The revelation from Lisa MacLeod (Nepean-Carleton) raises questions about how the party handled rumours that had been swirling in political and media circles since Brown became leader in 2015.
MacLeod, the first member of the PC caucus to express support for two unnamed women who made allegations about Brown on Wednesday, said she’d heard “similar things” that included “inappropriate touching” and “multiple girlfriends.”
She relayed them to party volunteer Dimitri Soudas, once director of communications for former prime minister Stephen Harper, “two or three times before Christmas,” but did not provide names.
Soudas, tapped to run the party’s “war room” of strategists for the June 7 provincial election until Brown’s resignation early Thursday, said “everybody knew of these rumours,” but the lack of specifics from MacLeod made it hard to follow up.
“What am I supposed to do with something so vague?” he told the Star in a telephone interview Friday, noting he was a volunteer.
The fact nothing solid had materialized about Brown at that point led him to conclude there was nothing to all the whispers.
“All media organizations were turning over every single stone that they could find, and they couldn’t find anything.”
That changed after CTV reported the allegations from two women, who were in their late teens at the time of the alleged incidents when Brown was the federal Conservative MP for Barrie under Harper.

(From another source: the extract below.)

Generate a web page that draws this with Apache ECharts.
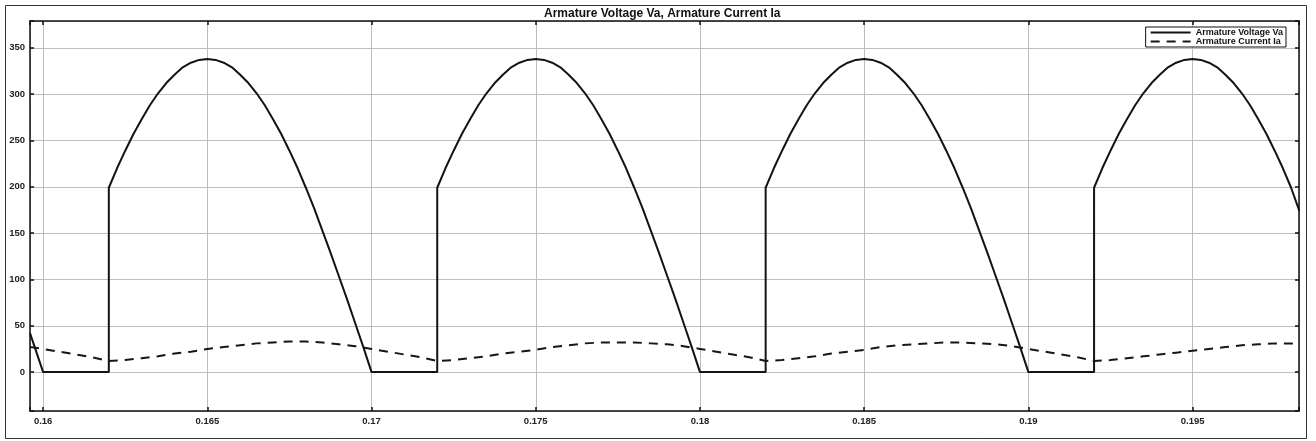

The story prompted a strong denial from Brown.
Soudas said he did not report MacLeod’s concerns up the party’s chain of command or ask Brown about them. “According to Ms. McLeod (sic) these rumours were given to her by Eric Lindros,” he tweeted, referring to the former hockey great whom MacLeod has worked with on concussion awareness.
PC party president Rick Dykstra said Friday he knew of no such rumours about Brown, with whom he served as an MP. “Actually, I did not. No.” MacLeod would not provide any specifics of what she heard Friday and acknowledged she did not give any to Soudas, a longtime friend.
“There’s a woman and possibly other women that are going to deal with that and that’s their truth to tell,” MacLeod added.
Soudas said he advised MacLeod to take her concerns to the PC caucus and Brown, tweeting “she clearly didn’t.”
MacLeod said she went to Soudas because “I didn’t have a lot of trust in a lot of Patrick Brown’s people.” NDP Leader Andrea Horwath expressed frustration at the situation.
“Today’s indication that the PC par- ty may have dismissed similar concerns about their leader as ‘unfounded’ is deeply troubling, and raises serious questions,” Horwath said in a statement. “For too long, women that have come forward have been systematically ignored and undermined by organizations that protect men in positions of power.”
Interim PC Leader Vic Fedeli, chosen by his caucus mates Friday, said he will bring in stronger human resources policies for the party.
“No one should ever be afraid to speak up.”